Tilaknagar Industries Ltd. announced that its Board of Directors approved the Unaudited Financial Results for the quarter and nine months ending December 31, 2025, on February 13, 2026. The results, which include both consolidated and standalone figures, were reviewed by statutory auditors, M/s. Harshil Shah & Company, who provided a qualified conclusion. Key corporate actions during the period included the acquisition of the Imperial Blue Business Division and preferential allotment of shares and warrants.
Board Meeting Outcome and Financial Results Approval
The Board of Directors of Tilaknagar Industries Ltd. convened on Friday, February 13, 2026, between 02:46 P.M. and 04:35 P.M. The primary outcome was the consideration and approval of the Unaudited Financial Results (Consolidated and Standalone) for the quarter and nine months ended December 31, 2025. These results, along with the limited review reports from the Statutory Auditors, M/s.
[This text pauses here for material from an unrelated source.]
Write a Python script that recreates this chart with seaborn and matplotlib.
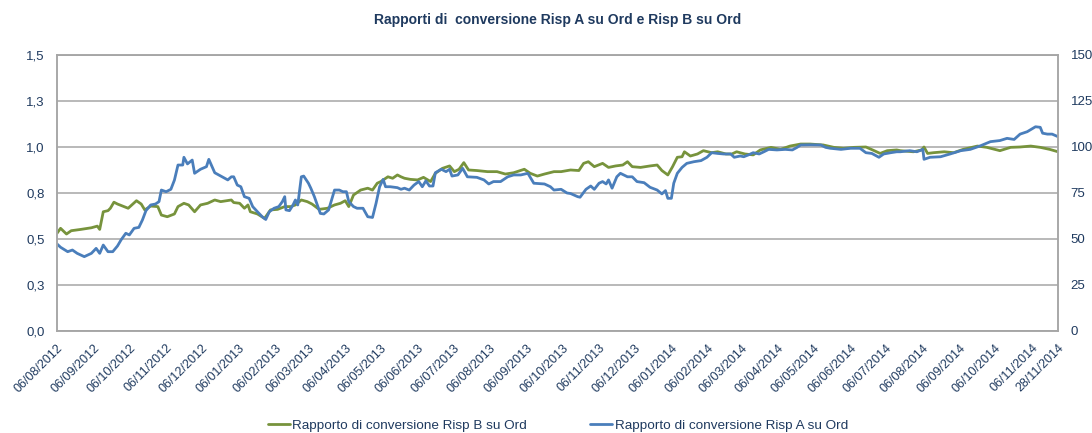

Harshil Shah & Company, have been submitted.
Key Financial Highlights (Consolidated)
The consolidated results revealed significant activity for the nine months ending December 31, 2025, compared to the previous year:
- Total Revenue from operations for the nine months reached ₹3,23,247.13 lacs.
- Profit/(Loss) for the period attributable to Owners of the Company stood at ₹3,577.67 lacs.
- Total Comprehensive Income attributable to Owners of the Company was ₹3,806.76 lacs.
For the quarter ended December 31, 2025:
- Revenue from operations was ₹1,45,301.28 lacs.
- Profit/(Loss) for the period attributable to Owners of the Company was a loss of (₹10,281.82 lacs).
- Total Comprehensive Income/(Loss) attributable to Owners of the Company resulted in a loss of (₹10,281.82 lacs).
Significant Corporate Events During the Period
The period saw several major strategic transactions:
Imperial Blue Business Division Acquisition
The Company completed the acquisition of the Imperial Blue business division (“IB”) from Pernod Ricard India Private Limited (“PRI”) on December 01, 2025, following approval from the Competition Commission of India (CCI) on October 07, 2025. The transaction involved a lump-sum cash consideration of Rs. 3,442 crores, plus a deferred consideration of EUR 28 million (approx. Rs. 290 crores). Acquisition-related costs amounting to Rs. 169.42 crores were recognized as Exceptional Items in the results.
Preferential Issuance
During the quarter ended September 30, 2025, the Company made significant capital raises:
- Equity Shares: Allotted 1,43,80,000 shares at a price of Rs. 382/- per share (including premium), aggregating to Rs. 5,49,31,60,000/-.
- Convertible Warrants: Issued 4,57,15,000 Warrants at Rs. 382/- per warrant, aggregating to Rs. 1,746,31,30,000/-. The company received Rs 15,43,75,75,000/- for these warrants by December 31, 2025.
Auditor’s Qualified Conclusion and Notes
The Statutory Auditors issued a qualified conclusion primarily due to the lack of impairment assessment for one ENA plant, as required under Ind AS 36. Management holds the belief that no impairment exists as the company plans to restart the plant post capital expenditure.
Furthermore, the auditors noted that the interim financial statements of 5 subsidiaries (total revenue of Rs 360.39 lakhs for the quarter) were reviewed by other auditors, and the conclusion on the consolidated statement relies solely on their reports.
Standalone Financial Performance Summary
The standalone results for the nine months ended December 31, 2025, showed a Profit/(Loss) Before Tax of ₹3,743.88 lacs. Earnings Per Share (Basic) for the nine months was 1.83 per share, compared to 7.90 in the previous year’s corresponding period.
The notes also mention that the Central Government enacted the New Labour Codes effective from November 21, 2025, and the company has assessed and accounted for the incremental impact based on current visibility.